I was, indeed. As proof, our workouts grew more intense. Christopher showed up mid-morning, after I’d had my coffee and worked on the crossword. We ran through the neighborhood, working up from one mile to two, then three. I thought I was going to die. We also did sit-ups, push-ups, and step-ups on the coffee table or some other piece of furniture indoors or outdoors, depending on the weather. He didn’t use much equipment; my body weight supplied the resistance, and boy, did it try to resist.

He changed our routines regularly so I wouldn’t get bored, but we always ran. I couldn’t believe it. I didn’t. Let me say this: As much as I ran and would continue to run for months, I hated every single step. It never became easy for me. But I liked the mechanics of putting one foot in front of the other and carrying my own weight. I liked the runner’s high I got after about twenty minutes. Most of all, I liked the satisfaction I got from achieving a goal every day.

There was something profound about the way I had relearned this most basic activity and rethought its significance. It symbolized all the other things in my life that I had either relearned or was in the process of relearning, including how to eat, how to choose my words carefully when in an argument, how to exercise patience, how to forgive, and how to appreciate the little things in life.

I was also re-envisioning my life in terms of who I was and who I wanted to be. I now saw it as a process, like running, something I worked at in little, achievable increments every day.

On January 20, the day Obama was sworn into office, I completed my first Elevado, a four-and-a-half mile run along a neighborhood
street of that name in Beverly Hills. It was a favorite run of Christopher’s, one he liked because it was super pretty and a fairly significant distance. I have to be honest: when he said it was about four-and-a-half miles, I thought “no way,” even though we had been training for it.

Once we began, though, I focused on getting to the halfway point. That’s all I thought about. I just wanted to know how much farther I had to go. After we turned around, I counted the steps back. As Christopher had said, it was all mental—as is much of life. Indeed, at the end, I couldn’t believe I had run 4.2 miles straight, without stopping.

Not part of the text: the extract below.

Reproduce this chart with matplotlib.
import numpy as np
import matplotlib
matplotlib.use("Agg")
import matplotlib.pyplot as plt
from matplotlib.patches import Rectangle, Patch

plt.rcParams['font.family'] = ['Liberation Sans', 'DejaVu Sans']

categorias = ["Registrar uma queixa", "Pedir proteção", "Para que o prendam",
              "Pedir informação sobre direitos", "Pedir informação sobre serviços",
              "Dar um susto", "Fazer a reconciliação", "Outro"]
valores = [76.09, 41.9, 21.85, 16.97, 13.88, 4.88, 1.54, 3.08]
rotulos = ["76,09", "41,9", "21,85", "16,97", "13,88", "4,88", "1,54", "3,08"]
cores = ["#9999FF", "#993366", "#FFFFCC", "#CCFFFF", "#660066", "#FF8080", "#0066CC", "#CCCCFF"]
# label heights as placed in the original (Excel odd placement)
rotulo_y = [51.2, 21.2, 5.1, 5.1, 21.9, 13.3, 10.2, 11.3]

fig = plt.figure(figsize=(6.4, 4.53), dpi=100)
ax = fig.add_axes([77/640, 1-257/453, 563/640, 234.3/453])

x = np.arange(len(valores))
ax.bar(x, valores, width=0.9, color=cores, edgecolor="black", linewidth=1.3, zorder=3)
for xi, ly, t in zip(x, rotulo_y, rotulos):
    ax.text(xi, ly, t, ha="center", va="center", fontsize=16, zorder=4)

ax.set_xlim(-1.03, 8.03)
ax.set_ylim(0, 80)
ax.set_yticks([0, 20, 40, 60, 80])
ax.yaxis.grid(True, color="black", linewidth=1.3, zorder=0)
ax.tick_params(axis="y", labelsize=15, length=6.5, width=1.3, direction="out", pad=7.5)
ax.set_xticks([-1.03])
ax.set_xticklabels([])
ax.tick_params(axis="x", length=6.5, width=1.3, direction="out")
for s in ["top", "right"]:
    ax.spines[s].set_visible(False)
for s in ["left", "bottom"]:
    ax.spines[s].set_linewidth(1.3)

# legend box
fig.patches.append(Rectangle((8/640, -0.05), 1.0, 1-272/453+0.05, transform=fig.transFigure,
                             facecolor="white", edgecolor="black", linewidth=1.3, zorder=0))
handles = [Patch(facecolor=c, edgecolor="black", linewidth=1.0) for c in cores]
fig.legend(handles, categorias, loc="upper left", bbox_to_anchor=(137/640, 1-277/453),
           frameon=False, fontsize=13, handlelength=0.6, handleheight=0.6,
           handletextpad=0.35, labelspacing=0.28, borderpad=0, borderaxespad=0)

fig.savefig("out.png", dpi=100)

“Well, believe it, baby,” he said. “And ice those knees.”

I couldn’t believe it, but I started to feel like an athlete. Less than two weeks later, I met Christopher at the beach and we went for a run. I worked through the first twenty minutes, then felt my endorphins kick in, and suddenly I was, dare I say, enjoying myself. Christopher and I traded advice about our relationships as we ran. Gradually, though, I stopped talking and concentrated on my breathing. Christopher wondered if I was sick of listening to him talk. No, I said, I wanted to concentrate.

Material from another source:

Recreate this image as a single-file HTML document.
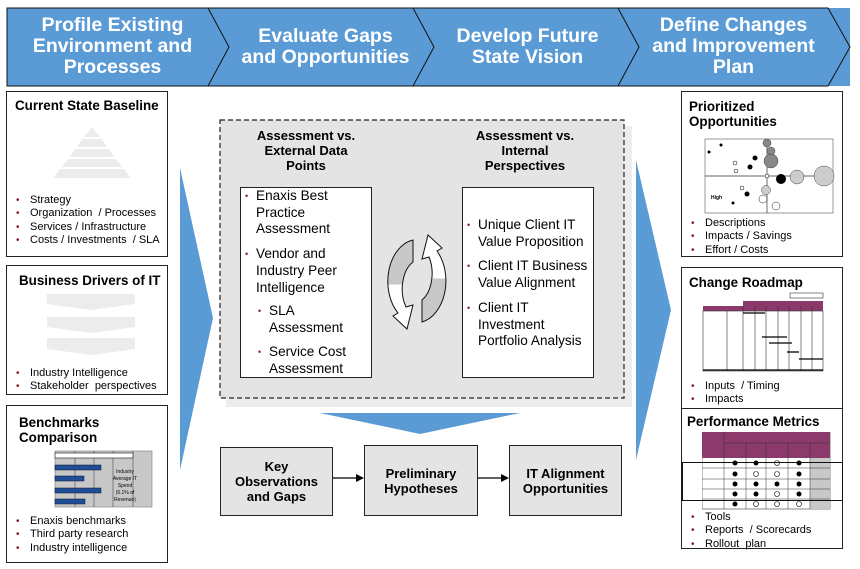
<!DOCTYPE html>
<html><head><meta charset="utf-8"><style>
*{margin:0;padding:0;box-sizing:border-box}
body{width:860px;height:569px;background:#fff;position:relative;overflow:hidden;font-family:"Liberation Sans",Arial,sans-serif;color:#000}
.a{position:absolute}
.hd{position:absolute;color:#fff;font-weight:bold;font-size:19.5px;line-height:21px;text-align:center}
.box{position:absolute;border:1.5px solid #222;background:#fff}
.ttl{position:absolute;font-weight:bold;font-size:13.4px;line-height:15px;white-space:nowrap}
.ct{position:absolute;font-weight:bold;font-size:13px;line-height:15px}
ul{list-style:none;position:absolute}
li{position:relative;padding-left:14px;font-size:11px;line-height:13.4px}
li:before{content:"•";color:#8b1a1a;position:absolute;left:0;font-size:10px}
.c li{font-size:13.6px;line-height:16.7px;padding-left:13px}
.c li:before{font-size:9px;left:2px}
.gb{position:absolute;background:#e4e4e4;border:1.5px solid #222;font-weight:bold;font-size:13px;line-height:15px;text-align:center;display:flex;align-items:center;justify-content:center}
</style></head><body>
<svg class="a" style="left:0;top:0" width="860" height="569">
<defs>
<linearGradient id="g1" x1="0" y1="0" x2="0" y2="1"><stop offset="0.5" stop-color="#c8c8c8"/><stop offset="0.5" stop-color="#fff"/></linearGradient>
<linearGradient id="g2" x1="0" y1="0" x2="0" y2="1"><stop offset="0.5" stop-color="#fff"/><stop offset="0.5" stop-color="#c8c8c8"/></linearGradient>
</defs>
<rect x="7" y="8" width="843" height="78" fill="#5b9bd5"/>
<polyline points="208,8 229,47 208,86" fill="none" stroke="#111" stroke-width="1"/>
<polyline points="413,8 434,47 413,86" fill="none" stroke="#111" stroke-width="1"/>
<polyline points="618,8 639,47 618,86" fill="none" stroke="#111" stroke-width="1"/>
<polygon points="7,8 828,8 850,47 828,86 7,86" fill="none" stroke="#111" stroke-width="1"/>
<polygon points="180,168 213,318 180,470" fill="#5b9bd5"/>
<polygon points="636,160 671,310 636,460" fill="#5b9bd5"/>
<rect x="226" y="126" width="406" height="281" fill="#ececec"/>
<rect x="220" y="120" width="404" height="278" fill="#e4e4e4" stroke="#222" stroke-width="1.2" stroke-dasharray="5,3"/>
<polygon points="320,413 520,413 420,434" fill="#5b9bd5"/>
<line x1="333" y1="478" x2="358" y2="478" stroke="#000" stroke-width="1.3"/>
<polygon points="364,478 356,474 356,482"/>
<line x1="478" y1="478" x2="503" y2="478" stroke="#000" stroke-width="1.3"/>
<polygon points="509,478 501,474 501,482"/>
<path d="M413,240 A30,42 0 0 0 398,313 L393,316 L407,329 L413,305 L406,307 A19,30 0 0 1 413,262 Z" fill="url(#g1)" stroke="#111" stroke-width="1"/>
<path d="M422,322 A30,42 0 0 0 437,251 L442,248 L428,235 L422,259 L429,257 A19,30 0 0 1 422,300 Z" fill="url(#g2)" stroke="#111" stroke-width="1"/>
</svg>

<div class="hd" style="left:10px;top:15px;width:205px">Profile Existing<br>Environment and<br>Processes</div>
<div class="hd" style="left:228px;top:26px;width:195px">Evaluate Gaps<br>and Opportunities</div>
<div class="hd" style="left:430px;top:26px;width:195px">Develop Future<br>State Vision</div>
<div class="hd" style="left:636px;top:15px;width:195px">Define Changes<br>and Improvement<br>Plan</div>

<div class="box" style="left:6px;top:91px;width:162px;height:166px">
<div class="ttl" style="left:8px;top:6px">Current State Baseline</div>
<svg class="a" style="left:40px;top:35px" width="90" height="55">
<polygon points="45,0 53,10 37,10" fill="#ececec"/><polygon points="35,12 55,12 60,20 30,20" fill="#ececec"/>
<polygon points="28,22 62,22 67,30 23,30" fill="#ececec"/><polygon points="21,32 69,32 75,40 15,40" fill="#ececec"/>
<polygon points="13,42 77,42 84,51 6,51" fill="#ececec"/>
</svg>
<ul style="left:9px;top:102px"><li>Strategy</li><li>Organization&nbsp; / Processes</li><li>Services / Infrastructure</li><li>Costs / Investments&nbsp; / SLA</li></ul>
</div>
<div class="box" style="left:6px;top:265px;width:162px;height:130px">
<div class="ttl" style="left:12px;top:7px">Business Drivers of IT</div>
<svg class="a" style="left:40px;top:26px" width="95" height="65">
<polygon points="0,2 88,2 88,12 44,18 0,12" fill="#ececec"/>
<polygon points="0,25 88,25 88,35 44,41 0,35" fill="#ececec"/>
<polygon points="0,46 88,46 88,57 44,63 0,57" fill="#ececec"/>
</svg>
<ul style="left:9px;top:101px"><li>Industry Intelligence</li><li>Stakeholder&nbsp; perspectives</li></ul>
</div>
<div class="box" style="left:6px;top:405px;width:162px;height:158px">
<div class="ttl" style="left:12px;top:9px">Benchmarks<br>Comparison</div>
<svg class="a" style="left:40px;top:43px" width="110" height="62">
<rect x="8" y="2" width="97" height="56" fill="#c8c8c8" stroke="#666" stroke-width=".5"/>
<line x1="28" y1="2" x2="28" y2="58" stroke="#333" stroke-width=".5"/><line x1="47" y1="2" x2="47" y2="58" stroke="#333" stroke-width=".5"/><line x1="66" y1="2" x2="66" y2="58" stroke="#333" stroke-width=".5"/><line x1="86" y1="2" x2="86" y2="58" stroke="#333" stroke-width=".5"/>
<rect x="8" y="4" width="78" height="5" fill="#fff" stroke="#333" stroke-width=".7"/>
<rect x="8" y="16" width="46" height="5" fill="#1f4e99" stroke="#112" stroke-width=".5"/>
<rect x="8" y="27" width="29" height="5" fill="#1f4e99" stroke="#112" stroke-width=".5"/>
<rect x="8" y="39" width="46" height="5" fill="#1f4e99" stroke="#112" stroke-width=".5"/>
<rect x="8" y="50" width="30" height="5" fill="#1f4e99" stroke="#112" stroke-width=".5"/>
<text x="78" y="24" font-size="5" text-anchor="middle" font-family="Liberation Sans">Industry</text>
<text x="78" y="31" font-size="5" text-anchor="middle" font-family="Liberation Sans">Average IT</text>
<text x="78" y="38" font-size="5" text-anchor="middle" font-family="Liberation Sans">Spend</text>
<text x="78" y="45" font-size="5" text-anchor="middle" font-family="Liberation Sans">(6.1% of</text>
<text x="78" y="52" font-size="5" text-anchor="middle" font-family="Liberation Sans">Revenue)</text>
</svg>
<ul style="left:9px;top:109px"><li>Enaxis benchmarks</li><li>Third party research</li><li>Industry intelligence</li></ul>
</div>

<div class="ct" style="left:236px;top:128px;width:140px;text-align:center">Assessment vs.<br>External Data<br>Points</div>
<div class="ct" style="left:455px;top:128px;width:140px;text-align:center">Assessment vs.<br>Internal<br>Perspectives</div>
<div class="box c" style="left:240px;top:187px;width:132px;height:191px;border-width:1.2px;overflow:hidden">
<ul style="left:2px;top:0px;width:125px"><li>Enaxis Best Practice Assessment</li><li style="margin-top:8px">Vendor and Industry Peer Intelligence</li></ul>
<ul style="left:15px;top:115px;width:100px"><li>SLA Assessment</li><li style="margin-top:8px">Service Cost Assessment</li></ul>
</div>
<div class="box c" style="left:462px;top:187px;width:132px;height:191px;border-width:1.2px">
<ul style="left:2px;top:29px;width:130px"><li>Unique Client IT Value Proposition</li><li style="margin-top:8px">Client IT Business Value Alignment</li><li style="margin-top:8px">Client IT Investment Portfolio Analysis</li></ul>
</div>
<div class="gb" style="left:220px;top:447px;width:113px;height:69px">Key<br>Observations<br>and Gaps</div>
<div class="gb" style="left:364px;top:445px;width:114px;height:71px">Preliminary<br>Hypotheses</div>
<div class="gb" style="left:509px;top:445px;width:113px;height:71px">IT Alignment<br>Opportunities</div>

<div class="box" style="left:681px;top:91px;width:162px;height:166px">
<div class="ttl" style="left:7px;top:7px">Prioritized<br>Opportunities</div>
<svg class="a" style="left:21px;top:45px" width="132" height="80">
<rect x="2" y="2" width="128" height="74" fill="#fff" stroke="#555" stroke-width=".6"/>
<line x1="2" y1="39" x2="130" y2="39" stroke="#333" stroke-width=".7"/><line x1="64" y1="2" x2="64" y2="76" stroke="#333" stroke-width=".7"/>
<circle cx="64" cy="6" r="4" fill="#888" stroke="#222" stroke-width=".4"/><circle cx="68" cy="14" r="4" fill="#888" stroke="#222" stroke-width=".4"/>
<circle cx="68" cy="24" r="7" fill="#888" stroke="#222" stroke-width=".4"/><circle cx="52" cy="21" r="2.5" fill="#000"/>
<circle cx="32" cy="26" r="2" fill="#fff" stroke="#000" stroke-width=".5"/><circle cx="33" cy="34" r="2" fill="#fff" stroke="#000" stroke-width=".5"/>
<circle cx="47" cy="30" r="2.5" fill="#000"/><circle cx="64" cy="39" r="2" fill="#fff" stroke="#000" stroke-width=".5"/>
<circle cx="78" cy="42" r="5" fill="#000"/><circle cx="94" cy="40" r="7" fill="#ccc" stroke="#222" stroke-width=".4"/>
<circle cx="121" cy="39" r="10" fill="#ccc" stroke="#222" stroke-width=".4"/><circle cx="63" cy="53" r="4.5" fill="#ccc" stroke="#222" stroke-width=".4"/>
<circle cx="60" cy="62" r="4" fill="#fff" stroke="#222" stroke-width=".5"/><circle cx="73" cy="69" r="4" fill="#fff" stroke="#222" stroke-width=".5"/>
<circle cx="39" cy="51" r="2" fill="#fff" stroke="#000" stroke-width=".5"/><circle cx="44" cy="57" r="2.5" fill="#000"/>
<circle cx="30" cy="66" r="1.5" fill="#000"/><circle cx="6" cy="15" r="1.5" fill="#000"/><circle cx="18" cy="8" r="1.5" fill="#000"/>
<text x="8" y="62" font-size="5" font-weight="bold" font-family="Liberation Sans">High</text>
</svg>
<ul style="left:9px;top:125px"><li>Descriptions</li><li>Impacts / Savings</li><li>Effort / Costs</li></ul>
</div>
<div class="box" style="left:681px;top:267px;width:162px;height:142px">
<div class="ttl" style="left:7px;top:7px">Change Roadmap</div>
<svg class="a" style="left:20px;top:24px" width="140" height="85">
<rect x="88" y="1" width="33" height="5" fill="#fff" stroke="#333" stroke-width=".6"/>
<rect x="41" y="9" width="80" height="5" fill="#8b3a6b"/>
<rect x="1" y="14" width="120" height="5" fill="#8b3a6b"/>
<rect x="1" y="19" width="120" height="60" fill="#fff" stroke="#333" stroke-width=".6"/>
<g stroke="#333" stroke-width=".6"><line x1="25" y1="19" x2="25" y2="79"/><line x1="41" y1="14" x2="41" y2="79"/><line x1="53" y1="14" x2="53" y2="79"/><line x1="64" y1="14" x2="64" y2="79"/><line x1="76" y1="14" x2="76" y2="79"/><line x1="87" y1="14" x2="87" y2="79"/><line x1="99" y1="14" x2="99" y2="79"/><line x1="110" y1="14" x2="110" y2="79"/></g>
<g stroke="#000" stroke-width="1.3"><line x1="41" y1="21" x2="63" y2="21"/><line x1="60" y1="45" x2="85" y2="45"/><line x1="67" y1="51" x2="90" y2="51"/><line x1="85" y1="60" x2="97" y2="60"/><line x1="97" y1="67" x2="121" y2="67"/><line x1="1" y1="78" x2="121" y2="78"/></g>
</svg>
<ul style="left:9px;top:112px"><li>Inputs&nbsp; / Timing</li><li>Impacts</li></ul>
</div>
<div class="box" style="left:681px;top:408px;width:162px;height:141px">
<div class="ttl" style="left:5px;top:5px">Performance Metrics</div>
<svg class="a" style="left:20px;top:23px" width="132" height="80">
<rect x="0" y="0" width="128" height="77" fill="#fff" stroke="#333" stroke-width=".6"/>
<rect x="0" y="0" width="128" height="26" fill="#8b3a6b"/>
<rect x="108" y="26" width="20" height="51" fill="#c8c8c8"/>
<g stroke="#333" stroke-width=".5"><line x1="22" y1="11" x2="128" y2="11"/><line x1="22" y1="0" x2="22" y2="77"/><line x1="44" y1="11" x2="44" y2="77"/><line x1="64" y1="11" x2="64" y2="77"/><line x1="86" y1="11" x2="86" y2="77"/><line x1="108" y1="11" x2="108" y2="77"/>
<line x1="0" y1="36" x2="128" y2="36"/><line x1="0" y1="47" x2="128" y2="47"/><line x1="0" y1="57" x2="128" y2="57"/><line x1="0" y1="67" x2="128" y2="67"/></g>
<g fill="#000"><circle cx="33" cy="31" r="2.5"/><circle cx="54" cy="31" r="2.5"/><circle cx="97" cy="31" r="2.5"/><circle cx="33" cy="42" r="2.5"/><circle cx="97" cy="42" r="2.5"/><circle cx="33" cy="52" r="2.5"/><circle cx="54" cy="52" r="2.5"/><circle cx="75" cy="52" r="2.5"/><circle cx="97" cy="52" r="2.5"/><circle cx="33" cy="62" r="2.5"/><circle cx="54" cy="62" r="2.5"/><circle cx="97" cy="62" r="2.5"/><circle cx="33" cy="72" r="2.5"/></g>
<g fill="#fff" stroke="#000" stroke-width=".6"><circle cx="75" cy="31" r="2.5"/><circle cx="54" cy="42" r="2.5"/><circle cx="75" cy="42" r="2.5"/><circle cx="75" cy="62" r="2.5"/><circle cx="54" cy="72" r="2.5"/><circle cx="75" cy="72" r="2.5"/><circle cx="97" cy="72" r="2.5"/></g>
</svg>
<div class="a" style="left:0px;top:53px;width:161px;height:39px;border:1.5px solid #111"></div>
<ul style="left:9px;top:102px"><li>Tools</li><li>Reports&nbsp; / Scorecards</li><li>Rollout&nbsp; plan</li></ul>
</div>
</body></html>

“I’m enjoying my runner’s high,” I said.

“Oh, now you’re a runner,” he laughed.

I would never say that. But at the end, Christopher said we had gone 5½ miles. He also said that it was the first time he had seen definition in my legs. Really? The next morning I put on tight athletic shorts and wore them the whole day. My body was starting to change and I wanted to see it.

Notes to Myself

What’s wrong with me that I heard someone say, “May all living things be happy and free,” and my first thought was, “And may all edible things come with a side of butter.”

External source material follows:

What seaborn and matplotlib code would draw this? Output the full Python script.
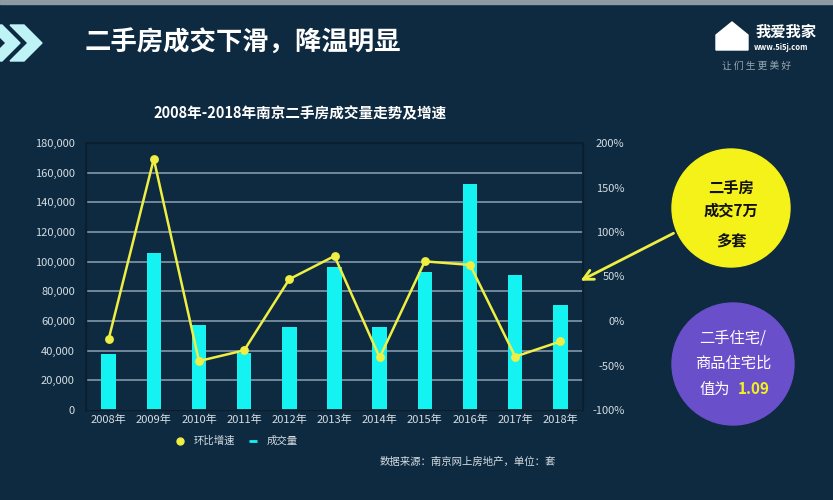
import matplotlib
matplotlib.use("Agg")
import matplotlib.pyplot as plt
import seaborn as sns
import pandas as pd
from matplotlib.patches import Circle, Polygon, Rectangle
from matplotlib.lines import Line2D

# chart data
years = ["2008年", "2009年", "2010年", "2011年", "2012年", "2013年",
         "2014年", "2015年", "2016年", "2017年", "2018年"]
volume = [37800, 105600, 57500, 38200, 56000, 96600, 56200, 93300, 152200, 90800, 71000]
growth = [-20.6, 182, -45, -33, 47, 73, -41, 67, 63, -40, -23]
left_ticks = [0, 20000, 40000, 60000, 80000, 100000, 120000, 140000, 160000, 180000]
right_ticks = [-100, -50, 0, 50, 100, 150, 200]

bg = "#0e2a40"
cyan = "#14f2f2"
yellow = "#eeee44"
grid_c = "#8aa2b2"
txt_c = "#d5dde2"

sns.set_theme(style="dark")
plt.rcParams["font.family"] = ["Noto Sans CJK SC", "DejaVu Sans"]
plt.rcParams["axes.unicode_minus"] = False

df = pd.DataFrame({"year": years, "volume": volume, "growth": growth})

fig = plt.figure(figsize=(8.33, 5), dpi=100, facecolor=bg)
ax = fig.add_axes([86 / 833, 90 / 500, 497 / 833, 267 / 500], facecolor=bg)

sns.barplot(data=df, x="year", y="volume", ax=ax, color=cyan, width=0.32,
            saturation=1, linewidth=0, zorder=3)
ax.set_ylim(0, 180000)
ax.set_xlim(-0.5, 10.5)
ax.set_yticks(left_ticks)
ax.set_yticklabels([f"{v:,}" for v in left_ticks])
ax.yaxis.grid(True, color=grid_c, linewidth=1.1, zorder=0)
ax.xaxis.grid(False)
ax.set_xlabel("")
ax.set_ylabel("")
ax.tick_params(axis="both", colors=txt_c, labelsize=8, length=0)
ax.tick_params(axis="y", pad=8)
for s in ax.spines.values():
    s.set_color("#0a1e2e")
    s.set_linewidth(1)

ax2 = ax.twinx()
sns.pointplot(data=df, x="year", y="growth", ax=ax2, color=yellow,
              markers="o", markersize=5, linewidth=1.8, zorder=4)
ax2.set_ylim(-100, 200)
ax2.set_xlim(-0.5, 10.5)
ax2.set_yticks(right_ticks)
ax2.set_yticklabels([f"{v}%" for v in right_ticks])
ax2.grid(False)
ax2.set_ylabel("")
ax2.tick_params(axis="y", colors=txt_c, labelsize=8, length=0, pad=30)
for lab in ax2.get_yticklabels():
    lab.set_ha("right")
for s in ax2.spines.values():
    s.set_color("#0a1e2e")

# chart title, legend, source
fig.text(300 / 833, 1 - 113 / 500, "2008年-2018年南京二手房成交量走势及增速",
         ha="center", va="center", color="white", fontsize=10.5, fontweight="bold")
handles = [Line2D([], [], color=yellow, marker="o", linestyle="", markersize=5),
           Line2D([], [], color=cyan, marker="_", linestyle="", markersize=6, markeredgewidth=2)]
fig.legend(handles, ["环比增速", "成交量"], loc="center", bbox_to_anchor=(236 / 833, 1 - 441 / 500),
           ncol=2, frameon=False, fontsize=7.5, labelcolor=txt_c, handletextpad=0.8,
           columnspacing=1.2, handlelength=1)
fig.text(556 / 833, 1 - 462 / 500, "数据来源：南京网上房地产，单位：套", ha="right",
         va="center", color=txt_c, fontsize=7.5)

# header and decorations in pixel coordinates
ov = fig.add_axes([0, 0, 1, 1], facecolor="none")
ov.set_xlim(0, 833)
ov.set_ylim(500, 0)
ov.axis("off")
ov.add_patch(Rectangle((0, 0), 833, 4, color="#8c9aa4"))
for x0 in (-12, 10):
    ov.add_patch(Polygon([(x0, 25), (x0 + 14, 25), (x0 + 32, 43), (x0 + 14, 61), (x0, 61),
                          (x0 + 18, 43)], closed=True, color="#bff4f6"))
fig.text(85 / 833, 1 - 43 / 500, "二手房成交下滑，降温明显", ha="left", va="center",
         color="white", fontsize=19, fontweight="bold")
fig.text(756 / 833, 1 - 32 / 500, "我爱我家", ha="left", va="center", color="white",
         fontsize=11, fontweight="bold")
fig.text(754 / 833, 1 - 48 / 500, "www.5i5j.com", ha="left", va="center", color="white",
         fontsize=5.5, fontweight="bold")
fig.text(722 / 833, 1 - 66 / 500, "让 们 生 更 美 好", ha="left", va="center", color="#9aa6ae",
         fontsize=7)
ov.add_patch(Polygon([(716, 50), (716, 35), (732, 22), (748, 35), (748, 50)], closed=True,
                     color="white"))

# callouts
ov.add_patch(Circle((731, 208), 59, color="#f5f21a", zorder=5))
ov.annotate("", xy=(578, 282), xytext=(676, 232),
            arrowprops=dict(arrowstyle="->", color=yellow, lw=2, mutation_scale=18))
for y, s in [(188, "二手房"), (211, "成交7万"), (241, "多套")]:
    ov.text(731, y, s, ha="center", va="center", color="#111111", fontsize=11,
            fontweight="bold", zorder=6)
ov.add_patch(Circle((733, 364), 61, color="#6a4fcb", zorder=5))
for y, s in [(338, "二手住宅/"), (363, "商品住宅比")]:
    ov.text(733, y, s, ha="center", va="center", color="white", fontsize=11, zorder=6)
ov.text(715, 389, "值为", ha="center", va="center", color="white", fontsize=11, zorder=6)
ov.text(754, 389, "1.09", ha="center", va="center", color="#f5f21a", fontsize=11,
        fontweight="bold", zorder=6)

fig.savefig("out.png", dpi=100, facecolor=bg)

I took Dexter to the vet, ran home for a meeting, then out to a fitting and back to change for dinner, and I was so insane about getting everyplace on time that I simply sat down and gave myself a time-out. We are always going, going, going. It’s important to stop and take a breath and see where you are.

Remember to get the right amount of nutrients every day, including hugs and kisses.

Heard a line by comic Stephen Wright: “If you got everything you wanted, where would you put it?” Good question.